__Problem description__: Restate the listing that follows word for word, without its pictures.

__Available data__:
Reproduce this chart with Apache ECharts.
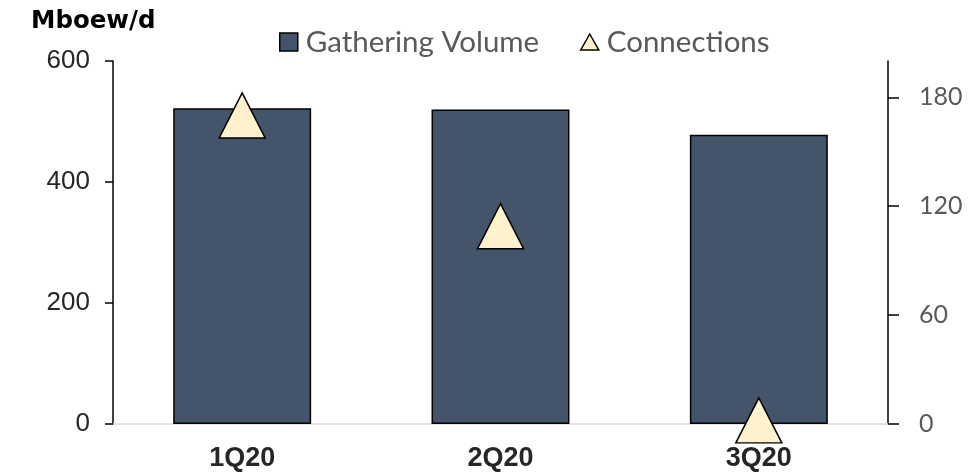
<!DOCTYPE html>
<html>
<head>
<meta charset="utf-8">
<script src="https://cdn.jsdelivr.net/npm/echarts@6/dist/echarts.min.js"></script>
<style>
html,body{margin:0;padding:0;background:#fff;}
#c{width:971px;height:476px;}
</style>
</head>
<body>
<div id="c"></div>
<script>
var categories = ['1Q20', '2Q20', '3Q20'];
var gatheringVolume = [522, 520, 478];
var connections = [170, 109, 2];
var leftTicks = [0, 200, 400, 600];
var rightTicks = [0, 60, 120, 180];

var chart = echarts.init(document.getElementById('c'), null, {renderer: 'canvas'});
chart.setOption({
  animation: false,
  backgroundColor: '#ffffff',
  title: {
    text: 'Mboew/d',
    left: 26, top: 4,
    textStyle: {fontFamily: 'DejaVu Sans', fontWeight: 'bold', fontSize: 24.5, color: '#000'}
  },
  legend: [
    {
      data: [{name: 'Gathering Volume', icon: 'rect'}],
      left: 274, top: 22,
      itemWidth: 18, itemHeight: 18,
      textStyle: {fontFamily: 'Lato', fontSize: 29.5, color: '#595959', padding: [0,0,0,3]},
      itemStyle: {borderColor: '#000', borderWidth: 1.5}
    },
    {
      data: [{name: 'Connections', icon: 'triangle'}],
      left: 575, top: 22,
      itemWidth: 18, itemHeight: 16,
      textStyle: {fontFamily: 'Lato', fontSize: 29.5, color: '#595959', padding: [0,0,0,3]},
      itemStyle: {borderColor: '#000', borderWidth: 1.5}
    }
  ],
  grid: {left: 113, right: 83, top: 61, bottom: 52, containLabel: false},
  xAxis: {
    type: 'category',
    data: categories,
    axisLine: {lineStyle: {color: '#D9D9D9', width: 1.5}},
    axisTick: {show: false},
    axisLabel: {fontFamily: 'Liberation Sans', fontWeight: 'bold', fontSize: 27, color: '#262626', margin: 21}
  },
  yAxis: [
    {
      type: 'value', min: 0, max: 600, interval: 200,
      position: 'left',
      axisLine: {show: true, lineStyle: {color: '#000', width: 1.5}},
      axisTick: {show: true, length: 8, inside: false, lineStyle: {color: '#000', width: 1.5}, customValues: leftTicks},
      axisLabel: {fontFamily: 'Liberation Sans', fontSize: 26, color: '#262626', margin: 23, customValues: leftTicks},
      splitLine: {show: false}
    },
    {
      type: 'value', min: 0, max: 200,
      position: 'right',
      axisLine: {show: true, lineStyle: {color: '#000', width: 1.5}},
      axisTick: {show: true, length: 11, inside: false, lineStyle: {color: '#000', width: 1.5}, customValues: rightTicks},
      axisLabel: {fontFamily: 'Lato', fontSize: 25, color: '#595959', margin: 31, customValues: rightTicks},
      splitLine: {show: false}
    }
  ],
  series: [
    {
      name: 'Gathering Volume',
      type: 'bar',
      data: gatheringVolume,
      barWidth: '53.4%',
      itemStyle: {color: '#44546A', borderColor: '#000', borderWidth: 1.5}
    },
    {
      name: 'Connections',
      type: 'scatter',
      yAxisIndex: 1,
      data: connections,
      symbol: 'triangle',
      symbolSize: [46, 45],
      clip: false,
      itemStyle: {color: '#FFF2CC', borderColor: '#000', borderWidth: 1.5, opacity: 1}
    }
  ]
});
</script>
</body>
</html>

__Solved exercise__:
Reproduce this chart with Apache ECharts.
<!DOCTYPE html>
<html>
<head>
<meta charset="utf-8">
<script src="https://cdn.jsdelivr.net/npm/echarts@6/dist/echarts.min.js"></script>
<style>
html,body{margin:0;padding:0;background:#fff;}
#c{width:971px;height:476px;}
</style>
</head>
<body>
<div id="c"></div>
<script>
var categories = ['1Q20', '2Q20', '3Q20'];
var gatheringVolume = [522, 520, 478];
var connections = [170, 109, 2];
var leftTicks = [0, 200, 400, 600];
var rightTicks = [0, 60, 120, 180];

var chart = echarts.init(document.getElementById('c'), null, {renderer: 'canvas'});
chart.setOption({
  animation: false,
  backgroundColor: '#ffffff',
  title: {
    text: 'Mboew/d',
    left: 26, top: 4,
    textStyle: {fontFamily: 'DejaVu Sans', fontWeight: 'bold', fontSize: 24.5, color: '#000'}
  },
  legend: [
    {
      data: [{name: 'Gathering Volume', icon: 'rect'}],
      left: 274, top: 22,
      itemWidth: 18, itemHeight: 18,
      textStyle: {fontFamily: 'Lato', fontSize: 29.5, color: '#595959', padding: [0,0,0,3]},
      itemStyle: {borderColor: '#000', borderWidth: 1.5}
    },
    {
      data: [{name: 'Connections', icon: 'triangle'}],
      left: 575, top: 22,
      itemWidth: 18, itemHeight: 16,
      textStyle: {fontFamily: 'Lato', fontSize: 29.5, color: '#595959', padding: [0,0,0,3]},
      itemStyle: {borderColor: '#000', borderWidth: 1.5}
    }
  ],
  grid: {left: 113, right: 83, top: 61, bottom: 52, containLabel: false},
  xAxis: {
    type: 'category',
    data: categories,
    axisLine: {lineStyle: {color: '#D9D9D9', width: 1.5}},
    axisTick: {show: false},
    axisLabel: {fontFamily: 'Liberation Sans', fontWeight: 'bold', fontSize: 27, color: '#262626', margin: 21}
  },
  yAxis: [
    {
      type: 'value', min: 0, max: 600, interval: 200,
      position: 'left',
      axisLine: {show: true, lineStyle: {color: '#000', width: 1.5}},
      axisTick: {show: true, length: 8, inside: false, lineStyle: {color: '#000', width: 1.5}, customValues: leftTicks},
      axisLabel: {fontFamily: 'Liberation Sans', fontSize: 26, color: '#262626', margin: 23, customValues: leftTicks},
      splitLine: {show: false}
    },
    {
      type: 'value', min: 0, max: 200,
      position: 'right',
      axisLine: {show: true, lineStyle: {color: '#000', width: 1.5}},
      axisTick: {show: true, length: 11, inside: false, lineStyle: {color: '#000', width: 1.5}, customValues: rightTicks},
      axisLabel: {fontFamily: 'Lato', fontSize: 25, color: '#595959', margin: 31, customValues: rightTicks},
      splitLine: {show: false}
    }
  ],
  series: [
    {
      name: 'Gathering Volume',
      type: 'bar',
      data: gatheringVolume,
      barWidth: '53.4%',
      itemStyle: {color: '#44546A', borderColor: '#000', borderWidth: 1.5}
    },
    {
      name: 'Connections',
      type: 'scatter',
      yAxisIndex: 1,
      data: connections,
      symbol: 'triangle',
      symbolSize: [46, 45],
      clip: false,
      itemStyle: {color: '#FFF2CC', borderColor: '#000', borderWidth: 1.5, opacity: 1}
    }
  ]
});
</script>
</body>
</html>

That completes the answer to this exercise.